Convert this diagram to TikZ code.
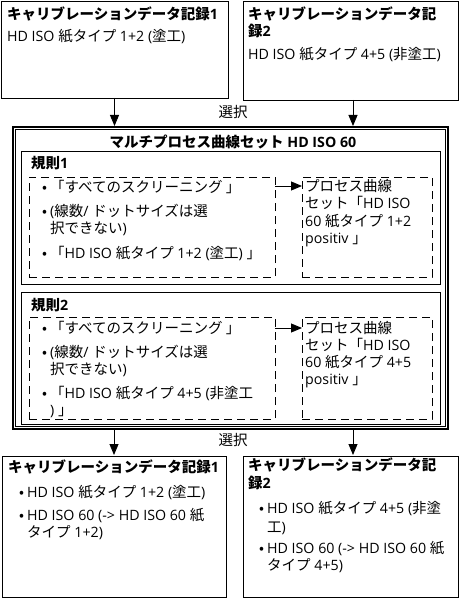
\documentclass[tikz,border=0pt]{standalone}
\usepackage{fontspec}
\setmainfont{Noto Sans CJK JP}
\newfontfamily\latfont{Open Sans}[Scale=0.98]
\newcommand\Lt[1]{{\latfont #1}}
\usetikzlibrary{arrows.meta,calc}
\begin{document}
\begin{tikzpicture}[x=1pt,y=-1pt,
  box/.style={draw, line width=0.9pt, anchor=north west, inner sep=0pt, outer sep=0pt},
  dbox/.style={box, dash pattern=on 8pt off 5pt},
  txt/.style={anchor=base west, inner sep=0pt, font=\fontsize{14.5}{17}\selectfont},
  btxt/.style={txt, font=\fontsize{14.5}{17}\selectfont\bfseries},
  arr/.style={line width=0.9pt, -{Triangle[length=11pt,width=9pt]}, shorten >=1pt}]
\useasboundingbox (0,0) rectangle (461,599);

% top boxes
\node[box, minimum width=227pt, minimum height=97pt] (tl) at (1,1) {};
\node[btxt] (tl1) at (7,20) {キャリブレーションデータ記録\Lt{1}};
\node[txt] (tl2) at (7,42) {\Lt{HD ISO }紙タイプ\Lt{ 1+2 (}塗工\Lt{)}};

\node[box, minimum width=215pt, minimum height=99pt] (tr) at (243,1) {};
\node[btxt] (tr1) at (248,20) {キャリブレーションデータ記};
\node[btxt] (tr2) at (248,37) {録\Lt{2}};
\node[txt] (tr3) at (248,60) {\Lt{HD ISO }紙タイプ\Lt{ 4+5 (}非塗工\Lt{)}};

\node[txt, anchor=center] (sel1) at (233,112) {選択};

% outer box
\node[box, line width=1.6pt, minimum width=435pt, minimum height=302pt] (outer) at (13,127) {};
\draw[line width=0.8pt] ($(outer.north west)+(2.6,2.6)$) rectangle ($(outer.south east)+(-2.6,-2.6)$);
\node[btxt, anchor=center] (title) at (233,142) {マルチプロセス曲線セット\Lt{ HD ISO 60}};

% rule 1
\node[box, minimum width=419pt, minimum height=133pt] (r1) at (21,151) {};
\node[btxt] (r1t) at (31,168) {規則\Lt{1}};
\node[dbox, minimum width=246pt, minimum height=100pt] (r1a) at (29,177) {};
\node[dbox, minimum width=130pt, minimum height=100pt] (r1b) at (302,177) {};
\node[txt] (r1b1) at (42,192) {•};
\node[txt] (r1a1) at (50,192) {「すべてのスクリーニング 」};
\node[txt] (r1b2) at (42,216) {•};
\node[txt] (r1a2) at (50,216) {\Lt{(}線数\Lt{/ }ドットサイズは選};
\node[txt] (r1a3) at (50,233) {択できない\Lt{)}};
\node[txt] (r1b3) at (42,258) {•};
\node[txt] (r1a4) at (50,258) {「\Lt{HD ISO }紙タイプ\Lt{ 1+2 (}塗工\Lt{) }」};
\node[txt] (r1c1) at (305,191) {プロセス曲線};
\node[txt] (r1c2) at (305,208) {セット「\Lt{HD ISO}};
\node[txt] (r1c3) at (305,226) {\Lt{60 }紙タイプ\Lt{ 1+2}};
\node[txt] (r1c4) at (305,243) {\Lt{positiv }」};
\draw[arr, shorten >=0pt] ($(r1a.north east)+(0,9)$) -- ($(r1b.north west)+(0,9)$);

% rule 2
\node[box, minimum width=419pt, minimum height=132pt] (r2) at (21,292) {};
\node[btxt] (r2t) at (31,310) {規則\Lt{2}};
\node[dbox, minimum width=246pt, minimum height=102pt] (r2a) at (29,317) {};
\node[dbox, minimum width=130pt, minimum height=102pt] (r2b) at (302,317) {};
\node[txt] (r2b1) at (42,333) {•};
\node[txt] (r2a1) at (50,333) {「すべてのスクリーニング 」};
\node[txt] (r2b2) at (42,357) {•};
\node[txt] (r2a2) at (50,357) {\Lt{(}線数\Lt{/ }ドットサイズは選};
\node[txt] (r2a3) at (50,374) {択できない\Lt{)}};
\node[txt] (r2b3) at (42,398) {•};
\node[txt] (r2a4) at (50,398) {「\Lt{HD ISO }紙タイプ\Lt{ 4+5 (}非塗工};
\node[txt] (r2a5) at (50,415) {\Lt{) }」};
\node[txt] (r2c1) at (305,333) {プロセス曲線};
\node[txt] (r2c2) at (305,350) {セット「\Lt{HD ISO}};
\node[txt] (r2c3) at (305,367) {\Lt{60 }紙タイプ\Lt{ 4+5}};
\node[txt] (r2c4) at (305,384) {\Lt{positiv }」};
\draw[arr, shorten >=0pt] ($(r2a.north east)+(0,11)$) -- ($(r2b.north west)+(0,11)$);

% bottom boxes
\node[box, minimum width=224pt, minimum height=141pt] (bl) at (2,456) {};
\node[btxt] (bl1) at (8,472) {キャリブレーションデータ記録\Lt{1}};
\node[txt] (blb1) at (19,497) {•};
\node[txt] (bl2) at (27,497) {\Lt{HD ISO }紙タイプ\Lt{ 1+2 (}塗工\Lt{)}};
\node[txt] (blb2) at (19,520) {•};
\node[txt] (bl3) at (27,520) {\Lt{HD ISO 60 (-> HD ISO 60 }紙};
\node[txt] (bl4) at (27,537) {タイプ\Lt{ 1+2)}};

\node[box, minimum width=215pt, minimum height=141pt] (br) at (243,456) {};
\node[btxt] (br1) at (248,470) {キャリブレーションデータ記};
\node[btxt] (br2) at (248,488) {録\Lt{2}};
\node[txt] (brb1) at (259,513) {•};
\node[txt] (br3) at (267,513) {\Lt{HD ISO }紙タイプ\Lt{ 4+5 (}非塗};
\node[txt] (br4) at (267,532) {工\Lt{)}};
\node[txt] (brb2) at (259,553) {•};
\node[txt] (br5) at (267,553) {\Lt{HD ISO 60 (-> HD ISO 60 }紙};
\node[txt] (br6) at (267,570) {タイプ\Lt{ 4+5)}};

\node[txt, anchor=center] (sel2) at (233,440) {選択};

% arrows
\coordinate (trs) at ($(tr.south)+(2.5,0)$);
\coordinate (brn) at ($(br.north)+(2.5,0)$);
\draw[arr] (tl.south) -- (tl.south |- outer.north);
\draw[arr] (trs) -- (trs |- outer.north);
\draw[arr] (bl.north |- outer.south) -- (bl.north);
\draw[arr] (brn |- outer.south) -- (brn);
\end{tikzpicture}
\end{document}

○ ○ ○ ○ ○

* Directions for this task: Each line of the data is to be duplicated exactly; pictures stay out of the copy.

* Exercise solution:
Convert this diagram to TikZ code.
\documentclass[tikz,border=0pt]{standalone}
\usepackage{fontspec}
\setmainfont{Noto Sans CJK JP}
\newfontfamily\latfont{Open Sans}[Scale=0.98]
\newcommand\Lt[1]{{\latfont #1}}
\usetikzlibrary{arrows.meta,calc}
\begin{document}
\begin{tikzpicture}[x=1pt,y=-1pt,
  box/.style={draw, line width=0.9pt, anchor=north west, inner sep=0pt, outer sep=0pt},
  dbox/.style={box, dash pattern=on 8pt off 5pt},
  txt/.style={anchor=base west, inner sep=0pt, font=\fontsize{14.5}{17}\selectfont},
  btxt/.style={txt, font=\fontsize{14.5}{17}\selectfont\bfseries},
  arr/.style={line width=0.9pt, -{Triangle[length=11pt,width=9pt]}, shorten >=1pt}]
\useasboundingbox (0,0) rectangle (461,599);

% top boxes
\node[box, minimum width=227pt, minimum height=97pt] (tl) at (1,1) {};
\node[btxt] (tl1) at (7,20) {キャリブレーションデータ記録\Lt{1}};
\node[txt] (tl2) at (7,42) {\Lt{HD ISO }紙タイプ\Lt{ 1+2 (}塗工\Lt{)}};

\node[box, minimum width=215pt, minimum height=99pt] (tr) at (243,1) {};
\node[btxt] (tr1) at (248,20) {キャリブレーションデータ記};
\node[btxt] (tr2) at (248,37) {録\Lt{2}};
\node[txt] (tr3) at (248,60) {\Lt{HD ISO }紙タイプ\Lt{ 4+5 (}非塗工\Lt{)}};

\node[txt, anchor=center] (sel1) at (233,112) {選択};

% outer box
\node[box, line width=1.6pt, minimum width=435pt, minimum height=302pt] (outer) at (13,127) {};
\draw[line width=0.8pt] ($(outer.north west)+(2.6,2.6)$) rectangle ($(outer.south east)+(-2.6,-2.6)$);
\node[btxt, anchor=center] (title) at (233,142) {マルチプロセス曲線セット\Lt{ HD ISO 60}};

% rule 1
\node[box, minimum width=419pt, minimum height=133pt] (r1) at (21,151) {};
\node[btxt] (r1t) at (31,168) {規則\Lt{1}};
\node[dbox, minimum width=246pt, minimum height=100pt] (r1a) at (29,177) {};
\node[dbox, minimum width=130pt, minimum height=100pt] (r1b) at (302,177) {};
\node[txt] (r1b1) at (42,192) {•};
\node[txt] (r1a1) at (50,192) {「すべてのスクリーニング 」};
\node[txt] (r1b2) at (42,216) {•};
\node[txt] (r1a2) at (50,216) {\Lt{(}線数\Lt{/ }ドットサイズは選};
\node[txt] (r1a3) at (50,233) {択できない\Lt{)}};
\node[txt] (r1b3) at (42,258) {•};
\node[txt] (r1a4) at (50,258) {「\Lt{HD ISO }紙タイプ\Lt{ 1+2 (}塗工\Lt{) }」};
\node[txt] (r1c1) at (305,191) {プロセス曲線};
\node[txt] (r1c2) at (305,208) {セット「\Lt{HD ISO}};
\node[txt] (r1c3) at (305,226) {\Lt{60 }紙タイプ\Lt{ 1+2}};
\node[txt] (r1c4) at (305,243) {\Lt{positiv }」};
\draw[arr, shorten >=0pt] ($(r1a.north east)+(0,9)$) -- ($(r1b.north west)+(0,9)$);

% rule 2
\node[box, minimum width=419pt, minimum height=132pt] (r2) at (21,292) {};
\node[btxt] (r2t) at (31,310) {規則\Lt{2}};
\node[dbox, minimum width=246pt, minimum height=102pt] (r2a) at (29,317) {};
\node[dbox, minimum width=130pt, minimum height=102pt] (r2b) at (302,317) {};
\node[txt] (r2b1) at (42,333) {•};
\node[txt] (r2a1) at (50,333) {「すべてのスクリーニング 」};
\node[txt] (r2b2) at (42,357) {•};
\node[txt] (r2a2) at (50,357) {\Lt{(}線数\Lt{/ }ドットサイズは選};
\node[txt] (r2a3) at (50,374) {択できない\Lt{)}};
\node[txt] (r2b3) at (42,398) {•};
\node[txt] (r2a4) at (50,398) {「\Lt{HD ISO }紙タイプ\Lt{ 4+5 (}非塗工};
\node[txt] (r2a5) at (50,415) {\Lt{) }」};
\node[txt] (r2c1) at (305,333) {プロセス曲線};
\node[txt] (r2c2) at (305,350) {セット「\Lt{HD ISO}};
\node[txt] (r2c3) at (305,367) {\Lt{60 }紙タイプ\Lt{ 4+5}};
\node[txt] (r2c4) at (305,384) {\Lt{positiv }」};
\draw[arr, shorten >=0pt] ($(r2a.north east)+(0,11)$) -- ($(r2b.north west)+(0,11)$);

% bottom boxes
\node[box, minimum width=224pt, minimum height=141pt] (bl) at (2,456) {};
\node[btxt] (bl1) at (8,472) {キャリブレーションデータ記録\Lt{1}};
\node[txt] (blb1) at (19,497) {•};
\node[txt] (bl2) at (27,497) {\Lt{HD ISO }紙タイプ\Lt{ 1+2 (}塗工\Lt{)}};
\node[txt] (blb2) at (19,520) {•};
\node[txt] (bl3) at (27,520) {\Lt{HD ISO 60 (-> HD ISO 60 }紙};
\node[txt] (bl4) at (27,537) {タイプ\Lt{ 1+2)}};

\node[box, minimum width=215pt, minimum height=141pt] (br) at (243,456) {};
\node[btxt] (br1) at (248,470) {キャリブレーションデータ記};
\node[btxt] (br2) at (248,488) {録\Lt{2}};
\node[txt] (brb1) at (259,513) {•};
\node[txt] (br3) at (267,513) {\Lt{HD ISO }紙タイプ\Lt{ 4+5 (}非塗};
\node[txt] (br4) at (267,532) {工\Lt{)}};
\node[txt] (brb2) at (259,553) {•};
\node[txt] (br5) at (267,553) {\Lt{HD ISO 60 (-> HD ISO 60 }紙};
\node[txt] (br6) at (267,570) {タイプ\Lt{ 4+5)}};

\node[txt, anchor=center] (sel2) at (233,440) {選択};

% arrows
\coordinate (trs) at ($(tr.south)+(2.5,0)$);
\coordinate (brn) at ($(br.north)+(2.5,0)$);
\draw[arr] (tl.south) -- (tl.south |- outer.north);
\draw[arr] (trs) -- (trs |- outer.north);
\draw[arr] (bl.north |- outer.south) -- (bl.north);
\draw[arr] (brn |- outer.south) -- (brn);
\end{tikzpicture}
\end{document}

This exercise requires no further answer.